North Dakota is at 44.8 for April, remaining below growth neutral for the second month in a row. The state’s lowest number was employment, which is at 39 and its highest is new orders at 57.4.

North Dakota’s southern neighbor is doing better. South Dakota is at 61.4, a record high and the third in a row, according to the university. The state’s highest number was in inventory at 79.6.

Iowa also fared well, with an overall increase to 55.3 from March’s 51.8. Arkansas is at 53.2, up from 50.1. Oklahoma jumped to 54.7 from 53.3.

“The overall index, much like the U.S. reading, has vacillated around growth neutral for the last five months. Additionally, supply managers remained pessimistic regarding the 2024 outlook with approximately 45% expecting a recession in the second half of 2024,” said Ernie Goss PhD, director of Creighton University’s Economic Forecasting Group and the Jack A. MacAllister Chair in Regional Economics in the Heider College of Business.

Sixty-eight percent of supply managers predicted economic deterioration in March’s survey, Goss said.

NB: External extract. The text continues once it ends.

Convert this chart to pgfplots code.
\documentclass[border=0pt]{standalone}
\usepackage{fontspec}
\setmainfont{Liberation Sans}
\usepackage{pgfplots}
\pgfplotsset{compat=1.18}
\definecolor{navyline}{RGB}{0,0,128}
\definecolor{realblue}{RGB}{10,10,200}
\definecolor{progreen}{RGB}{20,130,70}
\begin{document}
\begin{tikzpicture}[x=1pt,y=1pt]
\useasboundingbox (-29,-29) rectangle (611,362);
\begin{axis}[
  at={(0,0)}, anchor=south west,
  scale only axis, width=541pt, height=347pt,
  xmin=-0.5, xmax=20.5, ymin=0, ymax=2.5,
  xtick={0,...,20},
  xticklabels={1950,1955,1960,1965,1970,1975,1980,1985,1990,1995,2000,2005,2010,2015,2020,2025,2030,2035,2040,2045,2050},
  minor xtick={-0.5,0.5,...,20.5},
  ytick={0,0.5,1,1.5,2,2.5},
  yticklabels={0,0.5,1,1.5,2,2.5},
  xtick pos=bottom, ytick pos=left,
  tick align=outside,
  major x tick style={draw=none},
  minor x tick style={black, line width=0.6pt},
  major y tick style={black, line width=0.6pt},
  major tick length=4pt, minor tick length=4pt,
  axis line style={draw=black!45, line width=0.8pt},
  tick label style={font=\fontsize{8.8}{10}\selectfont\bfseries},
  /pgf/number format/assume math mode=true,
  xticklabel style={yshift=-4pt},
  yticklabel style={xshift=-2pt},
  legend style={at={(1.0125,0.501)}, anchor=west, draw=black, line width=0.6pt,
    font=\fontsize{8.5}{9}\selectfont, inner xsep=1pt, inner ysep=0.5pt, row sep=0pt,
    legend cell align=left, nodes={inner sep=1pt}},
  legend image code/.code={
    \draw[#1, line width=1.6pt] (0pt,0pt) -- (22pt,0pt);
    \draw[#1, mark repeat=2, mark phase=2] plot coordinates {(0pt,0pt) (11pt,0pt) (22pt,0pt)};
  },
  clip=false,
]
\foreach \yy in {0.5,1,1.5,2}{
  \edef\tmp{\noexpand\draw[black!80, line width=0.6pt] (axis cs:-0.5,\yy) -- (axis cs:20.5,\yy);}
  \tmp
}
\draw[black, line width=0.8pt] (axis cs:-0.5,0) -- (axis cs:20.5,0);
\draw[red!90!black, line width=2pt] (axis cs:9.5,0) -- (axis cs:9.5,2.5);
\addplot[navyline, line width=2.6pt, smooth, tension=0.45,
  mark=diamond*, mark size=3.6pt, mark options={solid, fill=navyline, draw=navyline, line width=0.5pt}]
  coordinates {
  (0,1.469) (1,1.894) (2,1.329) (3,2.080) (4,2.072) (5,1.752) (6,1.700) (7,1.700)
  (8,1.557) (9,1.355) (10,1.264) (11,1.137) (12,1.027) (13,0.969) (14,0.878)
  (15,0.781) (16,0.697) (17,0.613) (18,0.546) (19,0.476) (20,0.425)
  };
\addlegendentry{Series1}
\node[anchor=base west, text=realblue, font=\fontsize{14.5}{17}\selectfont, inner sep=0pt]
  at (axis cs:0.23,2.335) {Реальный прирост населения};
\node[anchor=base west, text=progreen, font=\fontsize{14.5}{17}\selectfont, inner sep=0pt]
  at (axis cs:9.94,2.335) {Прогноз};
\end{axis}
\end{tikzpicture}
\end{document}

The region’s employment index has also continued to decline, according to the report. The manufacturing sector lost jobs for the fourth month in a row.

“Over the past 12 months, according to the latest monthly U.S. Bureau of Labor Statistics data, the number of discharges and layoffs in the region soared by 24.5%, or 35,000 job involuntary separations over the 12 months,” Goss said.

Supply managers cited inflation, the national debt and crude oil prices as affecting their businesses.

“Price of fuel and housing starting to impact our business dramatically. Fuel is stable, but housing is weak, so business is soft, but fairly stable,” one supply manager said.